Cyntoia Brown Shows Us That Justice Is Not Blind
Is a system broken when it works as designed?
Cyntoia Brown was a victim of child sex trafficking who killed her abuser. Jeffrey Epstein was a billionaire serial child sex abuser. Both were convicted and sentenced - in ways that demonstrate the profound inequities of our criminal justice system.
On December 6, the Tennessee Supreme Court ruled that Brown must serve 51 years in prison for the shooting death of Johnny Mitchell Allen in 2004. Allen had paid to have sex with the then-16-year-old girl; she purportedly killed him while in fear for her life. She appealed her sentence as unconstitutionally harsh. The justices unanimously disagreed.
Brown, who is black, was the subject of a 2011 PBS documentary, Me Facing Life. It described how she was born with fetal alcohol syndrome, suffered from a childhood of trauma, abuse and sexual and physical violence, and was forced into prostitution.
Epstein, a friend of President Donald Trump, served just 13 months in a county jail work release program after being accused of raping or molesting dozens of underage girls. He allegedly recruited one of his victims, age 16, when she worked as a towel girl at Trump's Mar-a-Lago resort in Palm Beach, Florida.
Epstein's prosecutor, then-U.S. Attorney Alexander Acosta, crafted Epstein's inexplicably lenient 2008 deal, which has made news recently because Acosta went on to become Trump's secretary of labor.
As a former law clerk for two federal judges who has advocated for victims of police violence, prison abuse, and wrongful convictions, I have viewed the inner workings of the justice system. While people like to claim that Lady Justice is blind, in reality her vision is clouded by racism and class privilege.
While people like to claim that Lady Justice is blind, in reality her vision is clouded by racism and class privilege.
Consider the mostly white, male targets of the ongoing Mueller investigation, accused of criminal activity involving corruption, election meddling, money laundering and more. All enjoy resources, legal representation and bargaining power that is wholly unavailable to, say, a young black kid accused of dealing drugs. Even when other factors are constant, studies show that prosecutors give better deals to white defendants.
Often, white-collar crimes are perceived as less serious than street crimes, even though the former costs America $1 trillion annually, compared to $15 billion for the latter. In a country where the poor are criminalized and viewed as dangerous, the wealthy and powerful are often shielded from prosecution and punishment.
Sixty percent of the prisoners in the U.S. are people of color, most of whom are poor. They must contend with such policies as stop-and-frisk, money bail as a condition of pretrial release, court-appointed lawyers, and racially unequal sentencing.
The education and justice systems view children of color as culpable adults and deny them the presumption of innocence. Black girls as young as five are perceived as more grown up, less in need of protection and less innocent than white girls. Black boys as young as 10 are regarded as older and guilty, with dehumanizing racial stereotypes placing them at risk of police violence if they are accused of a crime.

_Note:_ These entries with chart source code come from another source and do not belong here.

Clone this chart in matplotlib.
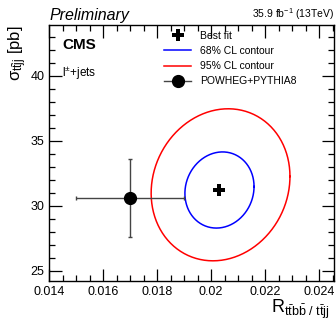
import numpy as np
import matplotlib
matplotlib.use("Agg")
import matplotlib.pyplot as plt
from matplotlib.lines import Line2D
from matplotlib.ticker import MultipleLocator

plt.rcParams["font.family"] = ["Liberation Sans", "DejaVu Sans"]
plt.rcParams["mathtext.fontset"] = "custom"
plt.rcParams["mathtext.rm"] = "Liberation Sans"
plt.rcParams["mathtext.it"] = "Liberation Sans:italic"
plt.rcParams["mathtext.bf"] = "Liberation Sans:bold"

# Best fit point
bestfit_r = 0.0203
bestfit_sigma = 31.2

# POWHEG+PYTHIA8 prediction
powheg_r = 0.0170
powheg_r_err = 0.0020
powheg_sigma = 30.6
powheg_sigma_err = 3.0

# contours (68% CL, 95% CL): centre, half widths, tilt
contour_labels = ["68% CL contour", "95% CL contour"]
contour_colors = ["#0000ff", "#ff0000"]
contour_r_centre = [0.02031, 0.02035]
contour_sigma_centre = [31.2, 31.6]
contour_r_halfwidth = [0.00128, 0.00257]
contour_sigma_halfwidth = [2.93, 5.85]
contour_tilt = [0.09, 0.11]

fig = plt.figure(figsize=(3.36, 3.20), dpi=100)
ax = fig.add_axes([0.146, 0.122, 0.848, 0.800])

t = np.linspace(0, 2 * np.pi, 300)
for cr, cs, hr, hs, a, col in zip(contour_r_centre, contour_sigma_centre,
                                   contour_r_halfwidth, contour_sigma_halfwidth,
                                   contour_tilt, contour_colors):
    ax.plot(cr + hr * np.cos(t), cs + hs * np.sin(t + a), color=col, lw=1.1)

ax.errorbar(powheg_r, powheg_sigma, xerr=powheg_r_err, yerr=powheg_sigma_err,
            fmt="o", color="black", ecolor="#444444", elinewidth=1.0,
            capsize=1.5, capthick=1.0, markersize=8.5, zorder=5)
ax.plot(bestfit_r, bestfit_sigma, marker="P", color="black",
        markersize=9, markeredgewidth=0, linestyle="none", zorder=6)

ax.set_xlim(0.014, 0.02455)
ax.set_ylim(24.2, 43.9)
ax.xaxis.set_minor_locator(MultipleLocator(0.0005))
ax.yaxis.set_major_locator(MultipleLocator(5))
ax.yaxis.set_minor_locator(MultipleLocator(1))
ax.set_xticks([0.014, 0.016, 0.018, 0.02, 0.022, 0.024])
ax.set_xticklabels(["0.014", "0.016", "0.018", "0.02", "0.022", "0.024"])
ax.tick_params(which="both", direction="in", top=True, right=True,
               labelsize=9, width=0.9)
ax.tick_params(which="major", length=9)
ax.tick_params(which="minor", length=4.5)
for s in ax.spines.values():
    s.set_linewidth(1.0)

ax.set_xlabel(r"R$_{\mathregular{t\bar{t}b\bar{b}\ /\ t\bar{t}jj}}$", fontsize=13,
              ha="right", va="top")
ax.xaxis.set_label_coords(0.985, -0.064)
ax.set_ylabel(r"$\mathregular{\sigma}_{\mathregular{t\bar{t}jj}}$ [pb]", fontsize=12,
              ha="right", va="bottom")
ax.yaxis.set_label_coords(-0.07, 1.0)

ax.text(0.0, 1.008, "Preliminary", transform=ax.transAxes, fontsize=11.5,
        style="italic", ha="left", va="bottom")
ax.text(1.0, 1.012, r"35.9 fb$^{-1}$ (13TeV)", transform=ax.transAxes,
        fontsize=7.5, ha="right", va="bottom")
ax.text(0.045, 0.92, "CMS", transform=ax.transAxes, fontsize=11,
        fontweight="bold", ha="left", va="center")
ax.text(0.045, 0.81, r"l$^{\pm}$+jets", transform=ax.transAxes, fontsize=8.5,
        ha="left", va="center")

handles = [
    Line2D([], [], marker="P", color="black", markersize=9, markeredgewidth=0,
           linestyle="none"),
    Line2D([], [], color=contour_colors[0], lw=1.1),
    Line2D([], [], color=contour_colors[1], lw=1.1),
    Line2D([], [], color="#444444", lw=1.0, marker="o", markersize=8.5,
           markerfacecolor="black", markeredgecolor="black"),
]
labels = ["Best fit"] + contour_labels + ["POWHEG+PYTHIA8"]
ax.legend(handles, labels, loc="upper left", bbox_to_anchor=(0.375, 1.01),
          frameon=False, fontsize=7.5, handlelength=2.6, handletextpad=0.8,
          labelspacing=0.5, borderpad=0.3)

fig.savefig("out.png", dpi=100)
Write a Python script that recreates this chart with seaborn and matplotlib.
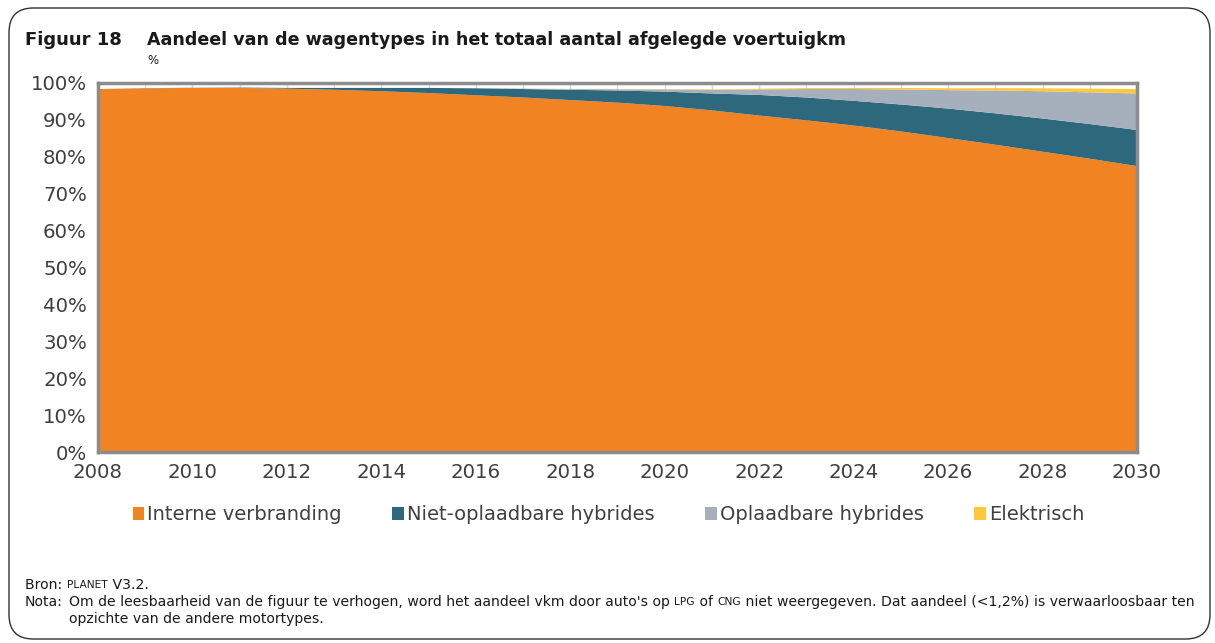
import numpy as np
import pandas as pd
import seaborn as sns
import matplotlib.pyplot as plt
from matplotlib.patches import FancyBboxPatch, Patch

years = list(range(2008, 2031))
interne_verbranding = [98.5, 98.7, 98.8, 98.8, 98.6, 98.3, 97.9, 97.4, 96.8, 96.2, 95.5, 94.8,
                       93.9, 92.7, 91.3, 90.0, 88.6, 87.0, 85.2, 83.4, 81.5, 79.6, 77.6]
niet_oplaadbare = [0.0, 0.05, 0.05, 0.1, 0.2, 0.5, 0.9, 1.4, 1.9, 2.3, 2.8, 3.3,
                   3.9, 4.6, 5.6, 6.2, 6.7, 7.3, 8.0, 8.5, 9.0, 9.4, 9.8]
oplaadbare = [0.0, 0.0, 0.0, 0.0, 0.0, 0.0, 0.0, 0.0, 0.05, 0.1, 0.2, 0.35,
              0.6, 1.0, 1.5, 2.3, 3.2, 4.1, 5.0, 6.2, 7.4, 8.6, 9.9]
elektrisch = [0.0, 0.0, 0.0, 0.0, 0.0, 0.0, 0.0, 0.0, 0.0, 0.02, 0.05, 0.08,
              0.1, 0.15, 0.2, 0.25, 0.3, 0.4, 0.5, 0.65, 0.8, 1.0, 1.2]
series_names = ["Interne verbranding", "Niet-oplaadbare hybrides", "Oplaadbare hybrides", "Elektrisch"]
colors = ["#F28322", "#2E687D", "#A6B0BC", "#FFC83A"]
y_ticks = list(range(0, 101, 10))
x_label_years = list(range(2008, 2031, 2))

df = pd.DataFrame({"jaar": years, series_names[0]: interne_verbranding,
                   series_names[1]: niet_oplaadbare, series_names[2]: oplaadbare,
                   series_names[3]: elektrisch})

sns.set_theme(style="white")
plt.rcParams['font.family'] = ['DejaVu Sans']
sns.set_palette(colors)

W, H = 1215, 643
fig = plt.figure(figsize=(W / 100, H / 100), dpi=100)
ax = fig.add_axes([98 / W, 1 - 452 / H, (1137 - 98) / W, (452 - 83) / H])

ax.stackplot(df["jaar"], *[df[n] for n in series_names], colors=colors,
             labels=series_names, linewidth=0, zorder=2)

ax.set_xlim(2008, 2030)
ax.set_ylim(0, 100)
ax.set_xticks(x_label_years)
ax.set_xticks(years, minor=True)
ax.set_yticks(y_ticks)
ax.set_yticklabels([f"{v}%" for v in y_ticks])
ax.grid(False)
for yr in years:
    ax.axvline(yr, color="#d9d9d9", lw=1, zorder=1)
for s in ax.spines.values():
    s.set_color("#8c8c8c")
    s.set_linewidth(2.5)
    s.set_visible(True)
ax.tick_params(axis="both", which="both", direction="out", color="#8c8c8c", width=2,
               labelcolor="#404040", labelsize=14.2)
ax.tick_params(axis="x", which="both", length=6, pad=2)
ax.tick_params(axis="y", length=6, pad=2)
ax.set_xlabel("")
ax.set_ylabel("")

# title
fig.text(25 / W, 1 - 40 / H, "Figuur 18", fontsize=13, fontweight="bold", va="center", color="#1a1a1a")
fig.text(147 / W, 1 - 40 / H, "Aandeel van de wagentypes in het totaal aantal afgelegde voertuigkm",
         fontsize=12.6, fontweight="bold", va="center", color="#1a1a1a")
fig.text(147 / W, 1 - 60 / H, "%", fontsize=8.5, va="center", color="#1a1a1a")

# legend
handles = [Patch(facecolor=c, edgecolor="none") for c in colors]
fig.legend(handles, series_names, loc="center left", bbox_to_anchor=(125 / W, 1 - 515 / H),
           ncol=4, frameon=False, fontsize=14, handlelength=0.6, handleheight=0.6,
           handletextpad=0.15, columnspacing=2.6, labelcolor="#404040", borderaxespad=0)

# footnotes (small caps words rendered smaller)
renderer = fig.canvas.get_renderer()


def write_run(x_px, y_px, parts):
    x = x_px
    for txt, size in parts:
        t = fig.text(x / W, 1 - y_px / H, txt, fontsize=size, va="center", color="#1a1a1a")
        bb = t.get_window_extent(renderer=renderer)
        x += bb.width


fs = 10.1
sc = 7.7
write_run(25, 585, [("Bron: ", fs), ("PLANET", sc), (" V3.2.", fs)])
fig.text(25 / W, 1 - 602 / H, "Nota:", fontsize=fs, va="center", color="#1a1a1a")
write_run(69, 602, [("Om de leesbaarheid van de figuur te verhogen, word het aandeel vkm door auto's op ", fs),
                    ("LPG", sc), (" of ", fs), ("CNG", sc),
                    (" niet weergegeven. Dat aandeel (<1,2%) is verwaarloosbaar ten", fs)])
fig.text(69 / W, 1 - 619 / H, "opzichte van de andere motortypes.", fontsize=fs, va="center", color="#1a1a1a")

# rounded border
border = FancyBboxPatch((9 / W, 4 / H), (1210 - 9) / W, (635 - 4) / H,
                        boxstyle="round,pad=0,rounding_size=0.02", transform=fig.transFigure,
                        fill=False, edgecolor="#333333", linewidth=1, mutation_aspect=W / H)
fig.add_artist(border)

fig.savefig("out.png", dpi=100)
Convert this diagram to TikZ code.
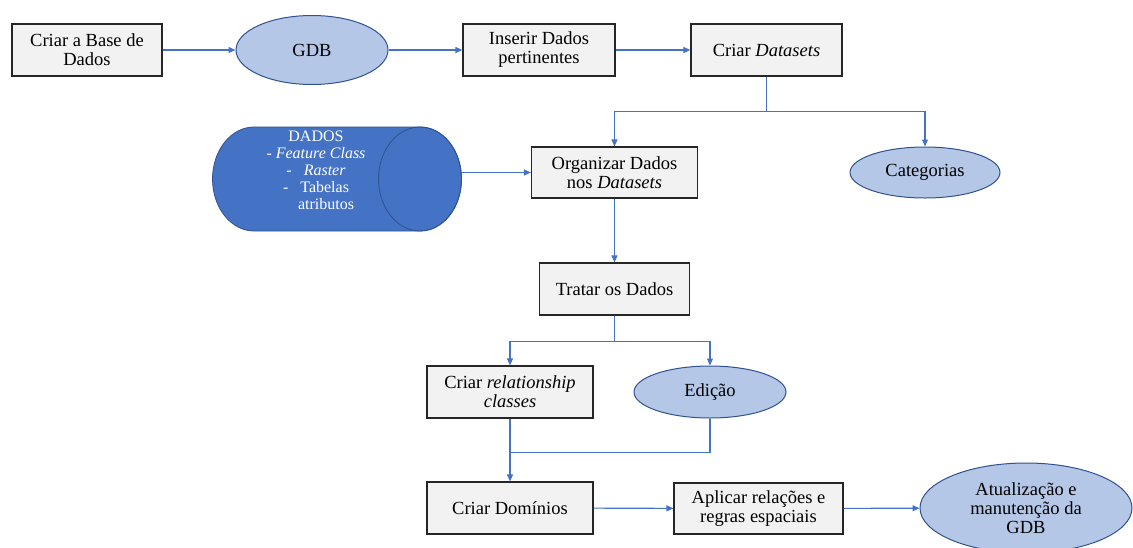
\documentclass[tikz,border=0pt]{standalone}
\usepackage{fontspec}
\setmainfont{Liberation Serif}
\newfontfamily\timesface{Liberation Serif}
\usetikzlibrary{arrows.meta,shapes.geometric}

\definecolor{boxfill}{HTML}{F2F2F2}
\definecolor{boxline}{HTML}{262626}
\definecolor{ovalfill}{HTML}{B4C7E7}
\definecolor{ovalline}{HTML}{2F528F}
\definecolor{flow}{HTML}{4472C4}

\tikzset{
  stepbox/.style={draw=boxline, line width=1.2pt, fill=boxfill, rectangle,
    inner sep=0pt, align=center, font=\timesface\fontsize{18.5}{19}\selectfont},
  oval/.style={draw=ovalline, line width=1pt, fill=ovalfill, ellipse,
    inner sep=0pt, align=center, font=\timesface\fontsize{18.5}{19}\selectfont},
  flowline/.style={draw=flow, line width=1.1pt},
  arr/.style={flowline, -{Triangle[length=7pt,width=6pt]}},
}

\begin{document}
\begin{tikzpicture}[x=1pt,y=-1pt]
\useasboundingbox (0,0) rectangle (1133,547);

% top row
\node[stepbox, minimum width=150, minimum height=52] (base) at (87,50) {\timesface Criar a Base de\\\timesface Dados};
\node[oval, minimum width=152, minimum height=69] (gdb) at (312,50) {\timesface GDB};
\node[stepbox, minimum width=152, minimum height=52] (ins) at (539,50) {\timesface Inserir Dados\\\timesface pertinentes};
\node[stepbox, minimum width=151, minimum height=52] (dts) at (766.5,50) {\timesface Criar \textit{Datasets}};

% data cylinder
\path[fill=flow, draw=ovalline, line width=0.8pt]
  (254,127) -- (420,127) arc[start angle=-90, end angle=90, x radius=41.5, y radius=52]
  -- (254,231) arc[start angle=90, end angle=270, x radius=41.5, y radius=52] -- cycle;
\draw[draw=ovalline, line width=0.8pt] (420,179) ellipse[x radius=41.5, y radius=52];
\node[text=white, align=center, font=\timesface\fontsize{16}{17}\selectfont] (dados) at (316,170.5)
  {\timesface DADOS\\\timesface - \textit{Feature Class}\\\timesface -\hspace{12pt}\textit{Raster}\\\timesface -\hspace{12pt}Tabelas\\\timesface\hspace*{20pt}atributos};
\coordinate (cylout) at (462,172.5);

% middle
\node[stepbox, minimum width=166, minimum height=51] (org) at (614.5,172.5) {\timesface Organizar Dados\\\timesface nos \textit{Datasets}};
\node[oval, minimum width=150, minimum height=51] (cat) at (925,172.5) {\timesface Categorias};
\node[stepbox, minimum width=150, minimum height=52] (tra) at (614.5,289) {\timesface Tratar os Dados};
\node[stepbox, minimum width=166, minimum height=52] (rel) at (510,392) {\timesface Criar \textit{relationship}\\\timesface\textit{classes}};
\node[oval, minimum width=152, minimum height=52] (edi) at (710,392) {\timesface Edição};

% bottom row
\node[stepbox, minimum width=166, minimum height=52] (dom) at (510,508) {\timesface Criar Domínios};
\node[stepbox, minimum width=169, minimum height=51] (apl) at (758.5,508.5) {\timesface Aplicar relações e\\\timesface regras espaciais};
\node[oval, minimum width=212, minimum height=90] (atu) at (1026,508) {\timesface Atualização e\\\timesface manutenção da\\\timesface GDB};

% connectors
\draw[arr] (base) -- (gdb);
\draw[arr] (gdb) -- (ins);
\draw[arr] (ins) -- (dts);
\draw[arr] (dts.south) -- ++(0,35) -| (org.north);
\draw[arr] (dts.south) -- ++(0,35) -| (cat.north);
\draw[arr] (cylout) -- (org.west);
\draw[arr] (org) -- (tra);
\draw[arr] (tra.south) -- ++(0,26) -| (rel.north);
\draw[arr] (tra.south) -- ++(0,26) -| (edi.north);
\draw[flowline] (edi.south) -- ++(0,34) -| (rel.south);
\draw[arr] (rel) -- (dom);
\draw[arr] (dom) -- (apl);
\draw[arr] (apl) -- (atu);
\end{tikzpicture}
\end{document}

A virtual life sentence for former child sex slave Cyntoia Brown stands in marked contrast to the light slap on the wrist for billionaire serial abuser Jeffrey Epstein. But it is not surprising in a society that treats people differently based on race, class and gender.
America fails to protect society's most vulnerable, silences women and criminalizes children of color, while letting abusive men of privilege off the hook. Some point to these different outcomes and say we are governed by a broken justice system. But is a system broken when it works as designed?